Write the listing out again, all of it, word for word.

§ RECORDED DATA
☆ ☆ ☆ ☆

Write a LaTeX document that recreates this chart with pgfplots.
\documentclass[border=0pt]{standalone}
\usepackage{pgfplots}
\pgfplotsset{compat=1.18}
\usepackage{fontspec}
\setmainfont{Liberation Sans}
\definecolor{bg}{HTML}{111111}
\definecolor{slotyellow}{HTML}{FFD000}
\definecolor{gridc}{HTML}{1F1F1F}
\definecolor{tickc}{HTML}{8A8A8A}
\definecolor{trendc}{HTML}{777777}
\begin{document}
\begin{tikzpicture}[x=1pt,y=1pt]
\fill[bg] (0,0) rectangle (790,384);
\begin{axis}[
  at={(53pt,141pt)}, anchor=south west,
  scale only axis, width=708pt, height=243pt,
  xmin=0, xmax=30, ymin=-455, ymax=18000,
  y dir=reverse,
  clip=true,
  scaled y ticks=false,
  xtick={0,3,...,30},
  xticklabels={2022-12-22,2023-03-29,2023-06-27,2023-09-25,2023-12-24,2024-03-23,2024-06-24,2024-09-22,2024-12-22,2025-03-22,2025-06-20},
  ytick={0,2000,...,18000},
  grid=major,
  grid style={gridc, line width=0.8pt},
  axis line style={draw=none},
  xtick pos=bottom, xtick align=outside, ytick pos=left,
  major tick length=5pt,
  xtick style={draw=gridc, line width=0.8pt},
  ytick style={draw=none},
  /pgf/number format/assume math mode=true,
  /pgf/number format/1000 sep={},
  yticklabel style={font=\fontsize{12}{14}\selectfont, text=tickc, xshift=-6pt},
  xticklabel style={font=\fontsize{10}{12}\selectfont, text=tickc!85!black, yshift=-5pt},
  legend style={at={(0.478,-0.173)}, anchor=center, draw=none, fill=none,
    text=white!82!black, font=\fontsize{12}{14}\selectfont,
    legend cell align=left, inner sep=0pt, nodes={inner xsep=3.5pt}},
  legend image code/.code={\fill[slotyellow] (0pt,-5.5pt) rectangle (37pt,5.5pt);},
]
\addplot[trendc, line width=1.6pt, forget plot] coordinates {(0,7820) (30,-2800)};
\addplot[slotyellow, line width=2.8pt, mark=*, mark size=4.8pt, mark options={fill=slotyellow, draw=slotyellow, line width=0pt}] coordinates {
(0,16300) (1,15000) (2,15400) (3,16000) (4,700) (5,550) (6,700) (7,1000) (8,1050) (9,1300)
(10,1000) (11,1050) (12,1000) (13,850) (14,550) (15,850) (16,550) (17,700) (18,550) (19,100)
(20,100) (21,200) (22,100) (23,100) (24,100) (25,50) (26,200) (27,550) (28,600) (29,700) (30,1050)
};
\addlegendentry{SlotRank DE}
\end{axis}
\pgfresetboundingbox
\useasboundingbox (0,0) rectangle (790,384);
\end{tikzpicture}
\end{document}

☆ ☆ ☆ ☆

§ COMPLETE ANSWER
Write a LaTeX document that recreates this chart with pgfplots.
\documentclass[border=0pt]{standalone}
\usepackage{pgfplots}
\pgfplotsset{compat=1.18}
\usepackage{fontspec}
\setmainfont{Liberation Sans}
\definecolor{bg}{HTML}{111111}
\definecolor{slotyellow}{HTML}{FFD000}
\definecolor{gridc}{HTML}{1F1F1F}
\definecolor{tickc}{HTML}{8A8A8A}
\definecolor{trendc}{HTML}{777777}
\begin{document}
\begin{tikzpicture}[x=1pt,y=1pt]
\fill[bg] (0,0) rectangle (790,384);
\begin{axis}[
  at={(53pt,141pt)}, anchor=south west,
  scale only axis, width=708pt, height=243pt,
  xmin=0, xmax=30, ymin=-455, ymax=18000,
  y dir=reverse,
  clip=true,
  scaled y ticks=false,
  xtick={0,3,...,30},
  xticklabels={2022-12-22,2023-03-29,2023-06-27,2023-09-25,2023-12-24,2024-03-23,2024-06-24,2024-09-22,2024-12-22,2025-03-22,2025-06-20},
  ytick={0,2000,...,18000},
  grid=major,
  grid style={gridc, line width=0.8pt},
  axis line style={draw=none},
  xtick pos=bottom, xtick align=outside, ytick pos=left,
  major tick length=5pt,
  xtick style={draw=gridc, line width=0.8pt},
  ytick style={draw=none},
  /pgf/number format/assume math mode=true,
  /pgf/number format/1000 sep={},
  yticklabel style={font=\fontsize{12}{14}\selectfont, text=tickc, xshift=-6pt},
  xticklabel style={font=\fontsize{10}{12}\selectfont, text=tickc!85!black, yshift=-5pt},
  legend style={at={(0.478,-0.173)}, anchor=center, draw=none, fill=none,
    text=white!82!black, font=\fontsize{12}{14}\selectfont,
    legend cell align=left, inner sep=0pt, nodes={inner xsep=3.5pt}},
  legend image code/.code={\fill[slotyellow] (0pt,-5.5pt) rectangle (37pt,5.5pt);},
]
\addplot[trendc, line width=1.6pt, forget plot] coordinates {(0,7820) (30,-2800)};
\addplot[slotyellow, line width=2.8pt, mark=*, mark size=4.8pt, mark options={fill=slotyellow, draw=slotyellow, line width=0pt}] coordinates {
(0,16300) (1,15000) (2,15400) (3,16000) (4,700) (5,550) (6,700) (7,1000) (8,1050) (9,1300)
(10,1000) (11,1050) (12,1000) (13,850) (14,550) (15,850) (16,550) (17,700) (18,550) (19,100)
(20,100) (21,200) (22,100) (23,100) (24,100) (25,50) (26,200) (27,550) (28,600) (29,700) (30,1050)
};
\addlegendentry{SlotRank DE}
\end{axis}
\pgfresetboundingbox
\useasboundingbox (0,0) rectangle (790,384);
\end{tikzpicture}
\end{document}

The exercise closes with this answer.